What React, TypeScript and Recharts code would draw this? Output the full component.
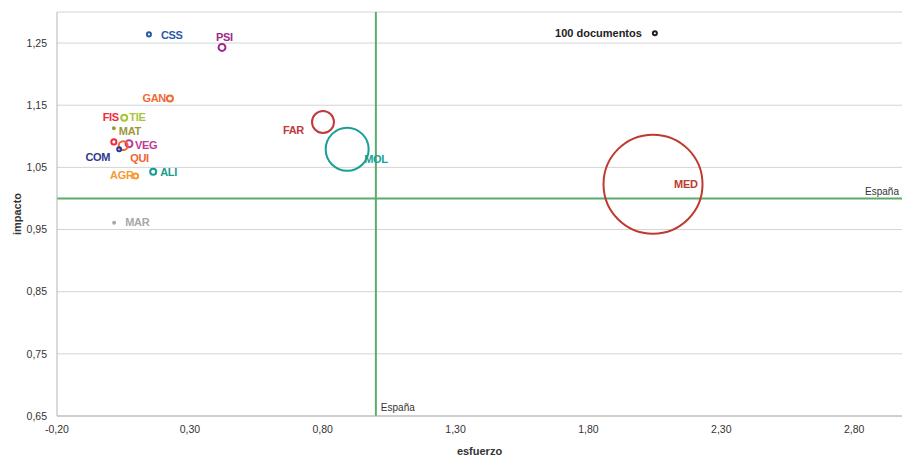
import { ScatterChart, Scatter, XAxis, YAxis, ZAxis, CartesianGrid, ReferenceLine, Label } from 'recharts';

// áreas (siglas) y valores
const areas = ['CSS', 'PSI', 'GAN', 'TIE', 'MAT', 'FIS', 'VEG', 'QUI', 'COM', 'AGR', 'ALI', 'MAR', 'FAR', 'MOL', 'MED', '100 documentos'];
const esfuerzo = [0.146, 0.421, 0.225, 0.053, 0.014, 0.014, 0.071, 0.049, 0.034, 0.096, 0.162, 0.015, 0.801, 0.892, 2.043, 2.05];
const impacto = [1.264, 1.243, 1.161, 1.13, 1.113, 1.091, 1.088, 1.085, 1.079, 1.036, 1.043, 0.961, 1.123, 1.079, 1.023, 1.266];
const documentos = [100, 300, 225, 225, 25, 160, 300, 500, 100, 160, 225, 25, 3000, 11500, 61000, 100];

const xTicks = [-0.2, 0.3, 0.8, 1.3, 1.8, 2.3, 2.8];
const yTicks = [0.65, 0.75, 0.85, 0.95, 1.05, 1.15, 1.25];

const data = areas.map((area, i) => ({
  area,
  esfuerzo: esfuerzo[i],
  impacto: impacto[i],
  documentos: documentos[i],
}));

const colores: Record<string, string> = {
  CSS: '#2b59a8',
  PSI: '#9c2a8c',
  GAN: '#f26a35',
  TIE: '#a6c63c',
  MAT: '#9c973a',
  FIS: '#ee2a3a',
  VEG: '#c03a95',
  QUI: '#f2612e',
  COM: '#2e3a8f',
  AGR: '#f79a32',
  ALI: '#179c90',
  MAR: '#a8a8a8',
  FAR: '#c0393b',
  MOL: '#16a096',
  MED: '#c0392f',
  '100 documentos': '#222222',
};

// posición de cada etiqueta respecto al centro de la burbuja
const etiquetas: Record<string, { dx: number; dy: number; anchor: 'start' | 'end' }> = {
  CSS: { dx: 12, dy: 1, anchor: 'start' },
  PSI: { dx: -6, dy: -10, anchor: 'start' },
  GAN: { dx: -4, dy: 0, anchor: 'end' },
  TIE: { dx: 5, dy: -1, anchor: 'start' },
  MAT: { dx: 5, dy: 3, anchor: 'start' },
  FIS: { dx: 5, dy: -25, anchor: 'end' },
  VEG: { dx: 6, dy: 1, anchor: 'start' },
  QUI: { dx: 7, dy: 12, anchor: 'start' },
  COM: { dx: -9, dy: 8, anchor: 'end' },
  AGR: { dx: -2, dy: -1, anchor: 'end' },
  ALI: { dx: 7, dy: 0, anchor: 'start' },
  MAR: { dx: 11, dy: -1, anchor: 'start' },
  FAR: { dx: -19, dy: 7.5, anchor: 'end' },
  MOL: { dx: 17, dy: 10, anchor: 'start' },
  MED: { dx: 21, dy: 0, anchor: 'start' },
  '100 documentos': { dx: -13, dy: 0, anchor: 'end' },
};

const coma = (v: number) => v.toFixed(2).replace('.', ',');

const Burbuja = (props: any) => {
  const { cx, cy, width, size, payload } = props;
  const r = width ? width / 2 : Math.sqrt(Math.max(size || 0, 0) / Math.PI);
  const color = colores[payload.area];
  const et = etiquetas[payload.area];
  const esLeyenda = payload.area === '100 documentos';
  return (
    <g>
      <circle cx={cx} cy={cy} r={r} fill="none" stroke={color} strokeWidth={2} />
      <text
        x={cx + et.dx}
        y={cy + et.dy}
        textAnchor={et.anchor}
        dominantBaseline="central"
        fill={esLeyenda ? '#222' : color}
        fontSize={11}
        fontWeight="bold"
        letterSpacing={esLeyenda ? 0 : -0.3}
        fontFamily="'Liberation Sans', Arial, sans-serif"
      >
        {payload.area}
      </text>
    </g>
  );
};

export default function App() {
  return (
    <div style={{ position: 'absolute', left: 0, top: 0, background: '#fff' }}>
      <ScatterChart width={902} height={458} margin={{ top: 12, right: 0, bottom: 0, left: 0 }}>
        <CartesianGrid vertical={false} stroke="#d4d4d4" />
        <XAxis
          type="number"
          dataKey="esfuerzo"
          domain={[-0.2, 2.98]}
          ticks={xTicks}
          allowDataOverflow
          tickFormatter={coma}
          tickLine={false}
          tickSize={6}
          tickMargin={4}
          height={42}
          axisLine={{ stroke: '#b4b4b4' }}
          tick={{ fill: '#333', fontSize: 10.5, fontFamily: "'Liberation Sans', Arial, sans-serif" }}
        >
          <Label
            value="esfuerzo"
            position="insideBottom"
            offset={3}
            style={{ fontWeight: 'bold', fontSize: 11, fill: '#333', fontFamily: "'Liberation Sans', Arial, sans-serif" }}
          />
        </XAxis>
        <YAxis
          type="number"
          dataKey="impacto"
          domain={[0.65, 1.3]}
          ticks={yTicks}
          allowDataOverflow
          tickFormatter={coma}
          tickLine={false}
          tickSize={6}
          tickMargin={4}
          width={57}
          axisLine={{ stroke: '#b4b4b4' }}
          tick={{ fill: '#333', fontSize: 10.5, fontFamily: "'Liberation Sans', Arial, sans-serif" }}
        >
          <Label
            value="impacto"
            angle={-90}
            position="insideLeft"
            offset={17}
            style={{ fontWeight: 'bold', fontSize: 11, fill: '#333', textAnchor: 'middle', fontFamily: "'Liberation Sans', Arial, sans-serif" }}
          />
        </YAxis>
        <ZAxis type="number" dataKey="documentos" domain={[0, 61000]} range={[0, 7698]} />
        <ReferenceLine x={1} stroke="#5aac6e" strokeWidth={2}>
          <Label
            value="España"
            position="insideBottomLeft"
            offset={5}
            style={{ fontSize: 10, fill: '#333', fontFamily: "'Liberation Sans', Arial, sans-serif" }}
          />
        </ReferenceLine>
        <ReferenceLine y={1} stroke="#5aac6e" strokeWidth={2}>
          <Label
            value="España"
            position="insideBottomRight"
            offset={3}
            style={{ fontSize: 10, fill: '#333', fontFamily: "'Liberation Sans', Arial, sans-serif" }}
          />
        </ReferenceLine>
        <Scatter data={data} shape={Burbuja} isAnimationActive={false} />
      </ScatterChart>
    </div>
  );
}
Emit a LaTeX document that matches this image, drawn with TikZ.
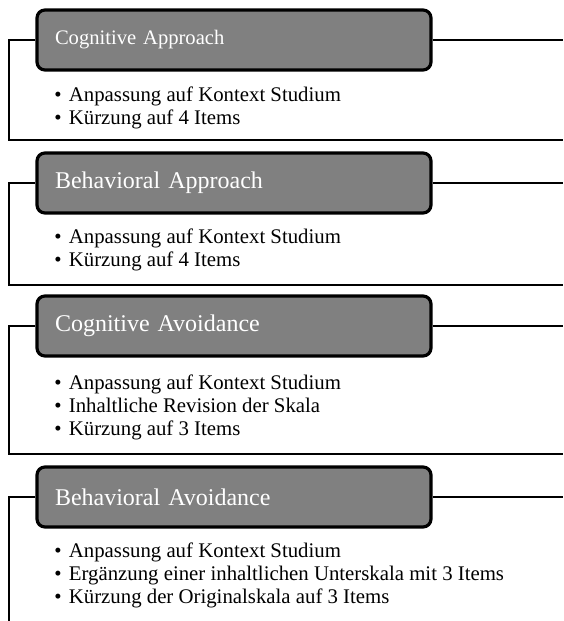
========================
*Given problem*: Write out each line of the data exactly; the images should be left out.

*Task answer*:
What React, TypeScript and Recharts code would draw this? Output the full component.
import { ScatterChart, Scatter, XAxis, YAxis, ZAxis, CartesianGrid, ReferenceLine, Label } from 'recharts';

// áreas (siglas) y valores
const areas = ['CSS', 'PSI', 'GAN', 'TIE', 'MAT', 'FIS', 'VEG', 'QUI', 'COM', 'AGR', 'ALI', 'MAR', 'FAR', 'MOL', 'MED', '100 documentos'];
const esfuerzo = [0.146, 0.421, 0.225, 0.053, 0.014, 0.014, 0.071, 0.049, 0.034, 0.096, 0.162, 0.015, 0.801, 0.892, 2.043, 2.05];
const impacto = [1.264, 1.243, 1.161, 1.13, 1.113, 1.091, 1.088, 1.085, 1.079, 1.036, 1.043, 0.961, 1.123, 1.079, 1.023, 1.266];
const documentos = [100, 300, 225, 225, 25, 160, 300, 500, 100, 160, 225, 25, 3000, 11500, 61000, 100];

const xTicks = [-0.2, 0.3, 0.8, 1.3, 1.8, 2.3, 2.8];
const yTicks = [0.65, 0.75, 0.85, 0.95, 1.05, 1.15, 1.25];

const data = areas.map((area, i) => ({
  area,
  esfuerzo: esfuerzo[i],
  impacto: impacto[i],
  documentos: documentos[i],
}));

const colores: Record<string, string> = {
  CSS: '#2b59a8',
  PSI: '#9c2a8c',
  GAN: '#f26a35',
  TIE: '#a6c63c',
  MAT: '#9c973a',
  FIS: '#ee2a3a',
  VEG: '#c03a95',
  QUI: '#f2612e',
  COM: '#2e3a8f',
  AGR: '#f79a32',
  ALI: '#179c90',
  MAR: '#a8a8a8',
  FAR: '#c0393b',
  MOL: '#16a096',
  MED: '#c0392f',
  '100 documentos': '#222222',
};

// posición de cada etiqueta respecto al centro de la burbuja
const etiquetas: Record<string, { dx: number; dy: number; anchor: 'start' | 'end' }> = {
  CSS: { dx: 12, dy: 1, anchor: 'start' },
  PSI: { dx: -6, dy: -10, anchor: 'start' },
  GAN: { dx: -4, dy: 0, anchor: 'end' },
  TIE: { dx: 5, dy: -1, anchor: 'start' },
  MAT: { dx: 5, dy: 3, anchor: 'start' },
  FIS: { dx: 5, dy: -25, anchor: 'end' },
  VEG: { dx: 6, dy: 1, anchor: 'start' },
  QUI: { dx: 7, dy: 12, anchor: 'start' },
  COM: { dx: -9, dy: 8, anchor: 'end' },
  AGR: { dx: -2, dy: -1, anchor: 'end' },
  ALI: { dx: 7, dy: 0, anchor: 'start' },
  MAR: { dx: 11, dy: -1, anchor: 'start' },
  FAR: { dx: -19, dy: 7.5, anchor: 'end' },
  MOL: { dx: 17, dy: 10, anchor: 'start' },
  MED: { dx: 21, dy: 0, anchor: 'start' },
  '100 documentos': { dx: -13, dy: 0, anchor: 'end' },
};

const coma = (v: number) => v.toFixed(2).replace('.', ',');

const Burbuja = (props: any) => {
  const { cx, cy, width, size, payload } = props;
  const r = width ? width / 2 : Math.sqrt(Math.max(size || 0, 0) / Math.PI);
  const color = colores[payload.area];
  const et = etiquetas[payload.area];
  const esLeyenda = payload.area === '100 documentos';
  return (
    <g>
      <circle cx={cx} cy={cy} r={r} fill="none" stroke={color} strokeWidth={2} />
      <text
        x={cx + et.dx}
        y={cy + et.dy}
        textAnchor={et.anchor}
        dominantBaseline="central"
        fill={esLeyenda ? '#222' : color}
        fontSize={11}
        fontWeight="bold"
        letterSpacing={esLeyenda ? 0 : -0.3}
        fontFamily="'Liberation Sans', Arial, sans-serif"
      >
        {payload.area}
      </text>
    </g>
  );
};

export default function App() {
  return (
    <div style={{ position: 'absolute', left: 0, top: 0, background: '#fff' }}>
      <ScatterChart width={902} height={458} margin={{ top: 12, right: 0, bottom: 0, left: 0 }}>
        <CartesianGrid vertical={false} stroke="#d4d4d4" />
        <XAxis
          type="number"
          dataKey="esfuerzo"
          domain={[-0.2, 2.98]}
          ticks={xTicks}
          allowDataOverflow
          tickFormatter={coma}
          tickLine={false}
          tickSize={6}
          tickMargin={4}
          height={42}
          axisLine={{ stroke: '#b4b4b4' }}
          tick={{ fill: '#333', fontSize: 10.5, fontFamily: "'Liberation Sans', Arial, sans-serif" }}
        >
          <Label
            value="esfuerzo"
            position="insideBottom"
            offset={3}
            style={{ fontWeight: 'bold', fontSize: 11, fill: '#333', fontFamily: "'Liberation Sans', Arial, sans-serif" }}
          />
        </XAxis>
        <YAxis
          type="number"
          dataKey="impacto"
          domain={[0.65, 1.3]}
          ticks={yTicks}
          allowDataOverflow
          tickFormatter={coma}
          tickLine={false}
          tickSize={6}
          tickMargin={4}
          width={57}
          axisLine={{ stroke: '#b4b4b4' }}
          tick={{ fill: '#333', fontSize: 10.5, fontFamily: "'Liberation Sans', Arial, sans-serif" }}
        >
          <Label
            value="impacto"
            angle={-90}
            position="insideLeft"
            offset={17}
            style={{ fontWeight: 'bold', fontSize: 11, fill: '#333', textAnchor: 'middle', fontFamily: "'Liberation Sans', Arial, sans-serif" }}
          />
        </YAxis>
        <ZAxis type="number" dataKey="documentos" domain={[0, 61000]} range={[0, 7698]} />
        <ReferenceLine x={1} stroke="#5aac6e" strokeWidth={2}>
          <Label
            value="España"
            position="insideBottomLeft"
            offset={5}
            style={{ fontSize: 10, fill: '#333', fontFamily: "'Liberation Sans', Arial, sans-serif" }}
          />
        </ReferenceLine>
        <ReferenceLine y={1} stroke="#5aac6e" strokeWidth={2}>
          <Label
            value="España"
            position="insideBottomRight"
            offset={3}
            style={{ fontSize: 10, fill: '#333', fontFamily: "'Liberation Sans', Arial, sans-serif" }}
          />
        </ReferenceLine>
        <Scatter data={data} shape={Burbuja} isAnimationActive={false} />
      </ScatterChart>
    </div>
  );
}
Emit a LaTeX document that matches this image, drawn with TikZ.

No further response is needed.